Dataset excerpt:
───

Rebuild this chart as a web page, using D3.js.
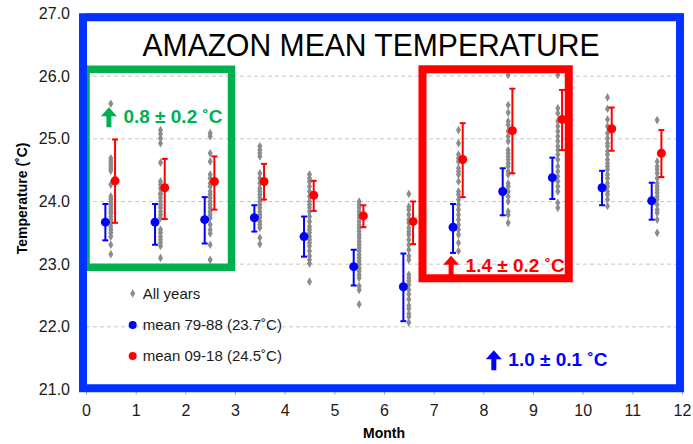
<!DOCTYPE html>
<html>
<head>
<meta charset="utf-8">
<script src="https://cdn.jsdelivr.net/npm/d3@7"></script>
<style>
  body { margin: 0; background: #fff; }
  svg { display: block; font-family: "Liberation Sans", Arial, sans-serif; }
</style>
</head>
<body>
<svg width="693" height="444"></svg>
<script>
'use strict';

// month index 0..11, marks sit inside each unit of the x axis
var months = d3.range(12);
var xTicks = d3.range(0, 13);
var yTicks = [21, 22, 23, 24, 25, 26, 27];

// mean 1979-88 with error bar ends
var blueMean = [23.67, 23.67, 23.71, 23.74, 23.44, 22.96, 22.64, 23.59, 24.16, 24.38, 24.22, 24.01];
var blueLo   = [23.38, 23.31, 23.33, 23.52, 23.12, 22.66, 22.09, 23.18, 23.78, 24.04, 23.94, 23.71];
var blueHi   = [23.96, 23.96, 24.07, 23.94, 23.76, 23.23, 23.17, 23.96, 24.53, 24.70, 24.49, 24.30];

// mean 2009-18 with error bar ends
var redMean = [24.33, 24.22, 24.32, 24.32, 24.10, 23.77, 23.68, 24.67, 25.13, 25.31, 25.16, 24.77];
var redLo   = [23.66, 23.72, 23.87, 24.03, 23.85, 23.59, 23.32, 24.07, 24.45, 24.82, 24.81, 24.39];
var redHi   = [24.99, 24.68, 24.72, 24.60, 24.33, 23.94, 24.00, 25.25, 25.80, 25.78, 25.50, 25.14];

// all years
var allYears = [
    [25.56, 24.69, 24.65, 24.61, 24.57, 24.53, 24.49, 24.27, 24.08, 24.04, 24.00, 23.96, 23.92, 23.88, 23.84, 23.81, 23.76, 23.71, 23.66, 23.60, 23.55, 23.50, 23.44, 23.31, 23.16],
    [25.14, 25.08, 25.01, 24.93, 24.62, 24.32, 24.27, 24.21, 24.13, 24.11, 24.06, 24.00, 23.95, 23.90, 23.84, 23.79, 23.74, 23.55, 23.50, 23.44, 23.39, 23.34, 23.29, 23.10],
    [25.09, 25.04, 24.77, 24.64, 24.43, 24.37, 24.29, 24.24, 24.16, 24.11, 24.06, 24.00, 23.95, 23.90, 23.84, 23.79, 23.74, 23.63, 23.55, 23.49, 23.31, 23.07],
    [24.88, 24.82, 24.77, 24.72, 24.45, 24.37, 24.29, 24.21, 24.16, 24.11, 24.06, 24.00, 23.95, 23.90, 23.84, 23.79, 23.74, 23.68, 23.63, 23.58, 23.42, 23.32],
    [24.43, 24.37, 24.32, 24.24, 24.16, 24.08, 24.00, 23.95, 23.90, 23.84, 23.76, 23.68, 23.60, 23.55, 23.50, 23.44, 23.39, 23.34, 23.29, 23.21, 23.13, 23.07, 23.01, 22.72],
    [24.00, 23.95, 23.90, 23.84, 23.79, 23.74, 23.68, 23.63, 23.58, 23.52, 23.47, 23.42, 23.36, 23.31, 23.26, 23.21, 23.15, 23.10, 23.05, 23.00, 22.94, 22.89, 22.83, 22.78, 22.65, 22.59, 22.36],
    [24.12, 23.92, 23.87, 23.79, 23.71, 23.66, 23.58, 23.52, 23.47, 23.39, 23.31, 23.23, 23.13, 23.07, 22.83, 22.78, 22.73, 22.67, 22.59, 22.52, 22.44, 22.34, 22.29, 22.21, 22.16, 22.07],
    [25.14, 24.93, 24.75, 24.69, 24.64, 24.53, 24.48, 24.43, 24.32, 24.16, 24.11, 24.03, 23.95, 23.87, 23.79, 23.71, 23.63, 23.55, 23.47, 23.34, 23.21],
    [26.02, 25.54, 25.42, 25.28, 25.22, 25.12, 25.04, 24.96, 24.82, 24.77, 24.72, 24.67, 24.61, 24.56, 24.48, 24.43, 24.29, 24.24, 24.16, 24.08, 24.00, 23.84, 23.79, 23.66],
    [26.02, 25.49, 25.41, 25.28, 25.20, 25.12, 25.04, 24.96, 24.88, 24.82, 24.75, 24.67, 24.56, 24.48, 24.40, 24.32, 24.24, 24.16, 23.98, 23.90],
    [25.66, 25.48, 25.31, 25.20, 25.09, 25.01, 24.93, 24.88, 24.80, 24.75, 24.67, 24.61, 24.56, 24.51, 24.43, 24.37, 24.29, 24.24, 24.16, 24.11, 24.03, 23.93],
    [25.30, 24.64, 24.56, 24.51, 24.45, 24.37, 24.29, 24.24, 24.19, 24.14, 24.08, 24.03, 23.95, 23.87, 23.82, 23.71, 23.50]
];

// annotation boxes and labels in data units
var greenBox = {x0: 0.0, x1: 2.93, y0: 22.95, y1: 26.11};
var redBox = {x0: 6.775, x1: 9.72, y0: 22.775, y1: 26.11};
var blueBox = {x0: -0.06, x1: 11.96, y0: 21.02, y1: 26.94};
var labels = [
    {text: '0.8 \u00b1 0.2 \u02daC', color: '#00b050', x: 0.30, y: 25.25},
    {text: '1.4 \u00b1 0.2 \u02daC', color: '#ff0000', x: 7.19, y: 22.88},
    {text: '1.0 \u00b1 0.1 \u02daC', color: '#0000ff', x: 8.05, y: 21.37}
];

var margin = {left: 86, top: 13.5},
    width = 596,
    height = 376,
    svg = d3.select('svg'),
    canvas = svg.append('g').attr('transform', 'translate(' + margin.left + ',' + margin.top + ')');

var x = d3.scaleLinear().domain([0, 12]).range([0, width]);
var y = d3.scaleLinear().domain([21, 27]).range([height, 0]);

// grid
canvas.append('g')
    .selectAll('line')
    .data(yTicks.slice(1, -1))
    .enter().append('line')
    .attr('x1', 0).attr('x2', width)
    .attr('y1', function(d) { return y(d); })
    .attr('y2', function(d) { return y(d); })
    .attr('stroke', '#c8c8c8')
    .attr('stroke-dasharray', '4,3');

// frame
canvas.append('rect')
    .attr('width', width).attr('height', height)
    .attr('fill', 'none').attr('stroke', '#999');

// x axis
var xAxis = canvas.append('g')
    .attr('transform', 'translate(0,' + height + ')')
    .call(d3.axisBottom(x).tickValues(xTicks).tickFormat(d3.format('d')).tickSize(5).tickPadding(10));
xAxis.select('.domain').remove();
xAxis.selectAll('line').attr('stroke', '#999');
xAxis.selectAll('text').attr('font-size', 16).attr('fill', '#1a1a1a')
    .attr('font-family', '"Liberation Sans", Arial, sans-serif');

// y axis
var yAxis = canvas.append('g')
    .call(d3.axisLeft(y).tickValues(yTicks).tickFormat(d3.format('.1f')).tickSize(0).tickPadding(16));
yAxis.select('.domain').remove();
yAxis.selectAll('text').attr('font-size', 16).attr('fill', '#1a1a1a')
    .attr('font-family', '"Liberation Sans", Arial, sans-serif');

svg.append('text')
    .attr('transform', 'translate(27,' + (margin.top + y(24.05)) + ') rotate(-90)')
    .attr('text-anchor', 'middle')
    .attr('font-size', 14).attr('font-weight', 'bold')
    .text('Temperature (\u02daC)');

svg.append('text')
    .attr('x', margin.left + x(6)).attr('y', 438)
    .attr('text-anchor', 'middle')
    .attr('font-size', 14).attr('font-weight', 'bold')
    .text('Month');

// all years
var diamond = d3.symbol().type(d3.symbolDiamond).size(22);
var grayPts = [];
allYears.forEach(function(vals, i) {
    vals.forEach(function(v) { grayPts.push({m: i, v: v}); });
});
canvas.append('g')
    .selectAll('path')
    .data(grayPts)
    .enter().append('path')
    .attr('d', diamond)
    .attr('transform', function(d) { return 'translate(' + x(d.m + 0.5) + ',' + y(d.v) + ')'; })
    .attr('fill', '#8c8c8c');

function meanSeries(mean, lo, hi, off, color) {
    var g = canvas.append('g');
    var bars = g.selectAll('g').data(months).enter().append('g')
        .attr('stroke', color).attr('stroke-width', 2);
    bars.append('line')
        .attr('x1', function(i) { return x(i + off); })
        .attr('x2', function(i) { return x(i + off); })
        .attr('y1', function(i) { return y(lo[i]); })
        .attr('y2', function(i) { return y(hi[i]); });
    [lo, hi].forEach(function(end) {
        bars.append('line')
            .attr('x1', function(i) { return x(i + off) - 3; })
            .attr('x2', function(i) { return x(i + off) + 3; })
            .attr('y1', function(i) { return y(end[i]); })
            .attr('y2', function(i) { return y(end[i]); });
    });
    g.selectAll('circle').data(months).enter().append('circle')
        .attr('cx', function(i) { return x(i + off); })
        .attr('cy', function(i) { return y(mean[i]); })
        .attr('r', 4.5)
        .attr('fill', color);
}
meanSeries(blueMean, blueLo, blueHi, 0.39, '#0000ff');
meanSeries(redMean, redLo, redHi, 0.585, '#ff0000');

// boxes
function box(b, color, w) {
    canvas.append('rect')
        .attr('x', x(b.x0)).attr('y', y(b.y1))
        .attr('width', x(b.x1) - x(b.x0))
        .attr('height', y(b.y0) - y(b.y1))
        .attr('fill', 'none')
        .attr('stroke', color)
        .attr('stroke-width', w);
}
box(greenBox, '#00b050', 7.5);
box(redBox, '#ff0000', 8);
box(blueBox, '#0033ff', 8);

// title
svg.append('text')
    .attr('x', 371).attr('y', 56)
    .attr('text-anchor', 'middle')
    .attr('font-size', 31)
    .attr('textLength', 457).attr('lengthAdjust', 'spacingAndGlyphs')
    .text('AMAZON MEAN TEMPERATURE');

// change labels with up arrows
var arrow = 'M0,-7L8,-16L16,-7L10.5,-7L10.5,4L5.5,4L5.5,-7Z';
labels.forEach(function(l) {
    var g = canvas.append('g')
        .attr('transform', 'translate(' + x(l.x) + ',' + y(l.y) + ')')
        .attr('fill', l.color);
    g.append('path').attr('d', arrow);
    g.append('text')
        .attr('x', 22.5)
        .attr('font-size', 19).attr('font-weight', 'bold')
        .text(l.text);
});

// legend
var legend = svg.append('g').attr('transform', 'translate(132.7,0)');
legend.append('path').attr('d', diamond).attr('transform', 'translate(0,293.5)').attr('fill', '#8c8c8c');
legend.append('circle').attr('cy', 325).attr('r', 4).attr('fill', '#0000ff');
legend.append('circle').attr('cy', 356).attr('r', 4).attr('fill', '#ff0000');
[['All years', 298.5], ['mean 79-88 (23.7\u02daC)', 330], ['mean 09-18 (24.5\u02daC)', 361]].forEach(function(t) {
    legend.append('text')
        .attr('x', 10).attr('y', t[1])
        .attr('font-size', 15).attr('fill', '#1a1a1a')
        .text(t[0]);
});
</script>
</body>
</html>
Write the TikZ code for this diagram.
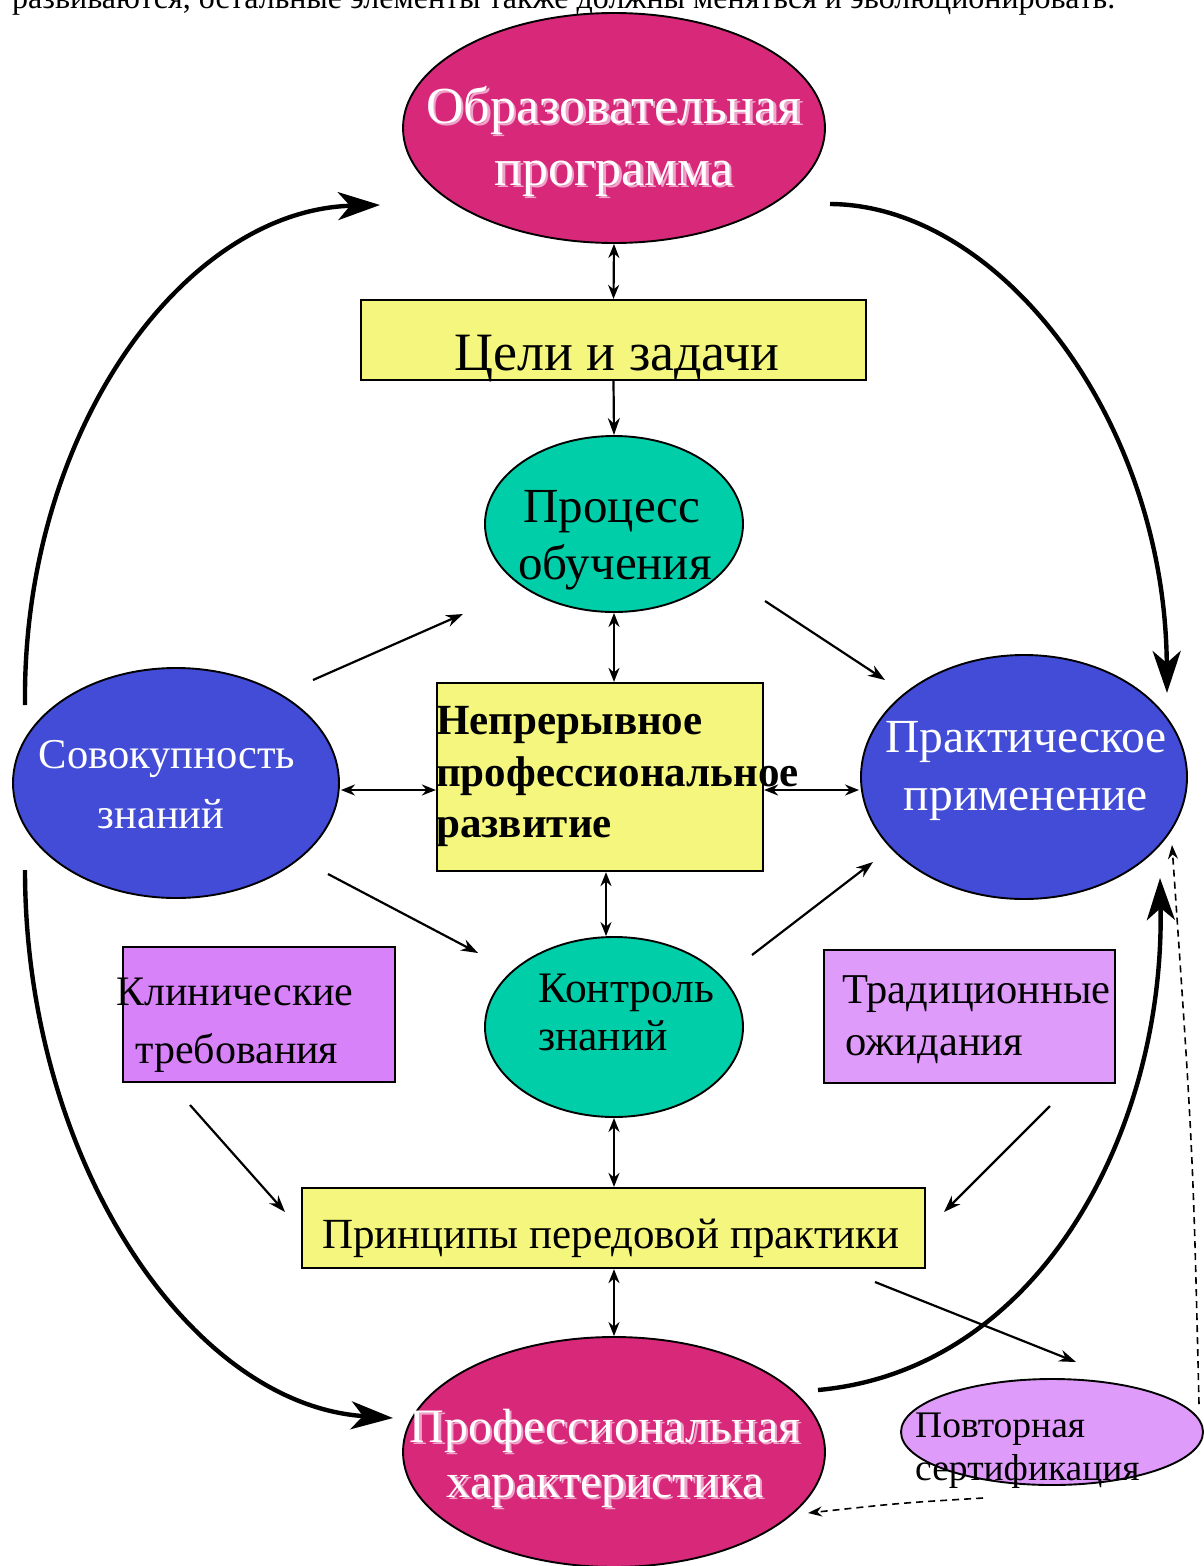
\documentclass[tikz,border=0pt]{standalone}
\usepackage{fontspec}
\setmainfont{Liberation Serif}
\usetikzlibrary{shapes.geometric,arrows.meta,calc}
\definecolor{mag}{HTML}{D7287A}
\definecolor{shpink}{HTML}{EFA3CB}
\definecolor{tealc}{HTML}{00CEA8}
\definecolor{bluec}{HTML}{424CD6}
\definecolor{yelc}{HTML}{F4F67E}
\definecolor{purA}{HTML}{D882FA}
\definecolor{purB}{HTML}{DF9BFA}
\newcommand\myfs[1]{\fontsize{#1}{#1}\selectfont}
\newcommand\shtxt[1]{\rlap{\kern2.5pt\raisebox{-2.5pt}{\textcolor{shpink}{#1}}}\textcolor{white}{#1}}
\tikzset{
  ell/.style={ellipse, draw=black, line width=1.9pt, inner sep=0pt},
  box/.style={rectangle, draw=black, line width=2.2pt, inner sep=0pt},
  txt/.style={inner sep=0pt, anchor=base},
  txtl/.style={inner sep=0pt, anchor=base west},
  thinar/.style={line width=2.2pt, -{Stealth[length=17pt,width=12pt]}},
  dbl/.style={line width=2.2pt, {Stealth[length=14pt,width=11pt]}-{Stealth[length=14pt,width=11pt]}},
  thickar/.style={line width=4.4pt, -{Stealth[length=42pt,width=28pt,inset=12pt]}},
  dsh/.style={line width=1.6pt, dash pattern=on 7pt off 5pt, -{Stealth[length=14pt,width=10pt]}}
}
\begin{document}
\begin{tikzpicture}[x=1pt,y=-1pt]
\useasboundingbox (0,0) rectangle (1203,1566);
\fill[white] (0,0) rectangle (1203,1566);
% partial line of text at the top (cut off in the reference)
\node[txtl,font=\myfs{32}] (note) at (12,8) {развиваются, остальные элементы также должны меняться и эволюционировать.};

% shapes
\node[ell, fill=mag, minimum width=422pt, minimum height=230pt] (obr) at (614,128) {};
\node[box, fill=yelc, minimum width=505pt, minimum height=80pt] (goals) at (613.5,340) {};
\node[ell, fill=tealc, minimum width=258pt, minimum height=176pt] (proc) at (614,524) {};
\node[box, fill=yelc, minimum width=326pt, minimum height=188pt] (npr) at (600,777) {};
\node[ell, fill=tealc, minimum width=258pt, minimum height=180pt] (kn) at (614,1027) {};
\node[box, fill=yelc, minimum width=623pt, minimum height=80pt] (pr) at (613.5,1228) {};
\node[ell, fill=mag, minimum width=422pt, minimum height=230pt] (pch) at (614,1452) {};
\node[ell, fill=bluec, minimum width=326pt, minimum height=230pt] (sov) at (176,783) {};
\node[ell, fill=bluec, minimum width=326pt, minimum height=244pt] (prak) at (1024,777) {};
\node[box, fill=purA, minimum width=272pt, minimum height=135pt] (klin) at (259,1014.5) {};
\node[box, fill=purB, minimum width=291pt, minimum height=133pt] (trad) at (969.5,1016.5) {};
\node[ell, fill=purB, minimum width=302pt, minimum height=106pt] (rep) at (1052,1432) {};

% texts
\node[txt,font=\myfs{52}] (obr1) at (614,123) {\shtxt{Образовательная}};
\node[txt,font=\myfs{52}] (obr2) at (614,185) {\shtxt{программа}};
\node[txt,font=\myfs{54}] (goalsT) at (617,370) {Цели и задачи};
\node[txt,font=\myfs{49}] (proc1) at (612,522) {Процесс};
\node[txt,font=\myfs{49}] (proc2) at (615,579) {обучения};
\node[txtl,font=\bfseries\myfs{43}] (npr1) at (436,734) {Непрерывное};
\node[txtl,font=\bfseries\myfs{43}] (npr2) at (436,786) {профессиональное};
\node[txtl,font=\bfseries\myfs{43}] (npr3) at (436,837) {развитие};
\node[txtl,font=\myfs{43.5}] (kn1) at (538,1002) {Контроль};
\node[txtl,font=\myfs{43.5}] (kn2) at (538,1050) {знаний};
\node[txtl,font=\myfs{43}] (prT) at (322,1248) {Принципы передовой практики};
\node[txt,font=\myfs{48}] (pch1) at (605,1442) {\shtxt{Профессиональная}};
\node[txt,font=\myfs{48}] (pch2) at (605,1497) {\shtxt{характеристика}};
\node[txt,font=\myfs{42.5},text=white] (sov1) at (167,768) {Совокупность};
\node[txt,font=\myfs{42.5},text=white] (sov2) at (161,828) {знаний};
\node[txt,font=\myfs{47.5},text=white] (prak1) at (1026,752) {Практическое};
\node[txt,font=\myfs{47.5},text=white] (prak2) at (1026,810) {применение};
\node[txtl,font=\myfs{42}] (klin1) at (116,1005) {Клинические};
\node[txtl,font=\myfs{42}] (klin2) at (135,1063) {требования};
\node[txtl,font=\myfs{42.5}] (trad1) at (842,1003) {Традиционные};
\node[txtl,font=\myfs{42.5}] (trad2) at (845,1055) {ожидания};
\node[txtl,font=\myfs{37.5}] (rep1) at (915,1437) {Повторная};
\node[txtl,font=\myfs{37.5}] (rep2) at (915,1480) {сертификация};

% vertical / horizontal connectors
\draw[dbl] (obr.south) -- (goals.north);
\draw[thinar] (goals.south) -- (proc.north);
\draw[dbl] (proc.south) -- (proc.south |- npr.north);
\coordinate (nk) at ($(npr.south)+(6,0)$);
\draw[dbl] (nk) -- (nk |- kn.north);
\draw[dbl] (kn.south) -- (kn.south |- pr.north);
\draw[dbl] (pr.south -| pch.north) -- (pch.north);
\coordinate (h1) at ($(sov.east)+(1,7)$);
\draw[dbl] (h1) -- (h1 -| npr.west);
\coordinate (h2) at ($(prak.west)+(-1,13)$);
\draw[dbl] (h2 -| npr.east) -- (h2);

% diagonal connectors
\coordinate (a1s) at (313,680); \coordinate (a1e) at (463,614);
\coordinate (a2s) at (765,601); \coordinate (a2e) at (885,680);
\coordinate (a3s) at (328,874); \coordinate (a3e) at (478,953);
\coordinate (a4s) at (752,955); \coordinate (a4e) at (873,862);
\coordinate (a5s) at (190,1105); \coordinate (a5e) at (285,1212);
\coordinate (a6s) at (1050,1106); \coordinate (a6e) at (944,1212);
\coordinate (a7s) at (875,1282); \coordinate (a7e) at (1076,1362);
\draw[thinar] (a1s) -- (a1e);
\draw[thinar] (a2s) -- (a2e);
\draw[thinar] (a3s) -- (a3e);
\draw[thinar] (a4s) -- (a4e);
\draw[thinar] (a5s) -- (a5e);
\draw[thinar] (a6s) -- (a6e);
\draw[thinar] (a7s) -- (a7e);

% big curved arrows
\coordinate (c1s) at (25,705);  \coordinate (c1e) at (380,205);
\coordinate (c2s) at (830,204); \coordinate (c2e) at (1167,693);
\coordinate (c3s) at (25,870);  \coordinate (c3e) at (393,1418);
\coordinate (c4s) at (818,1390);\coordinate (c4e) at (1160,878);
\draw[thickar] (c1s) .. controls (22,430) and (185,210) .. (c1e);
\draw[thickar] (c2s) .. controls (1000,205) and (1165,420) .. (c2e);
\draw[thickar] (c3s) .. controls (25,1160) and (190,1405) .. (c3e);
\draw[thickar] (c4s) .. controls (1040,1370) and (1165,1130) .. (c4e);

% dashed arrows
\coordinate (d1s) at (983,1498); \coordinate (d1e) at (808,1513);
\coordinate (d2s) at (1199,1404); \coordinate (d2e) at (1172,845);
\draw[dsh] (d1s) .. controls (900,1503) .. (d1e);
\draw[dsh] (d2s) .. controls (1193,1150) .. (d2e);
\end{tikzpicture}
\end{document}
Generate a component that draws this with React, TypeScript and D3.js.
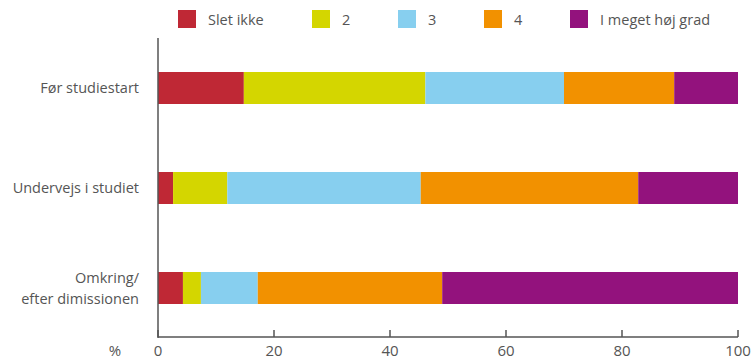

───

* [EXERCISE] Go back to the entries above and restate word for word every line from the first through the one that contains "25.78, 25.50, 25.14];", leaving the pictures behind.

* [WRITTEN REPLY]
Rebuild this chart as a web page, using D3.js.
<!DOCTYPE html>
<html>
<head>
<meta charset="utf-8">
<script src="https://cdn.jsdelivr.net/npm/d3@7"></script>
<style>
  body { margin: 0; background: #fff; }
  svg { display: block; font-family: "Liberation Sans", Arial, sans-serif; }
</style>
</head>
<body>
<svg width="693" height="444"></svg>
<script>
'use strict';

// month index 0..11, marks sit inside each unit of the x axis
var months = d3.range(12);
var xTicks = d3.range(0, 13);
var yTicks = [21, 22, 23, 24, 25, 26, 27];

// mean 1979-88 with error bar ends
var blueMean = [23.67, 23.67, 23.71, 23.74, 23.44, 22.96, 22.64, 23.59, 24.16, 24.38, 24.22, 24.01];
var blueLo   = [23.38, 23.31, 23.33, 23.52, 23.12, 22.66, 22.09, 23.18, 23.78, 24.04, 23.94, 23.71];
var blueHi   = [23.96, 23.96, 24.07, 23.94, 23.76, 23.23, 23.17, 23.96, 24.53, 24.70, 24.49, 24.30];

// mean 2009-18 with error bar ends
var redMean = [24.33, 24.22, 24.32, 24.32, 24.10, 23.77, 23.68, 24.67, 25.13, 25.31, 25.16, 24.77];
var redLo   = [23.66, 23.72, 23.87, 24.03, 23.85, 23.59, 23.32, 24.07, 24.45, 24.82, 24.81, 24.39];
var redHi   = [24.99, 24.68, 24.72, 24.60, 24.33, 23.94, 24.00, 25.25, 25.80, 25.78, 25.50, 25.14];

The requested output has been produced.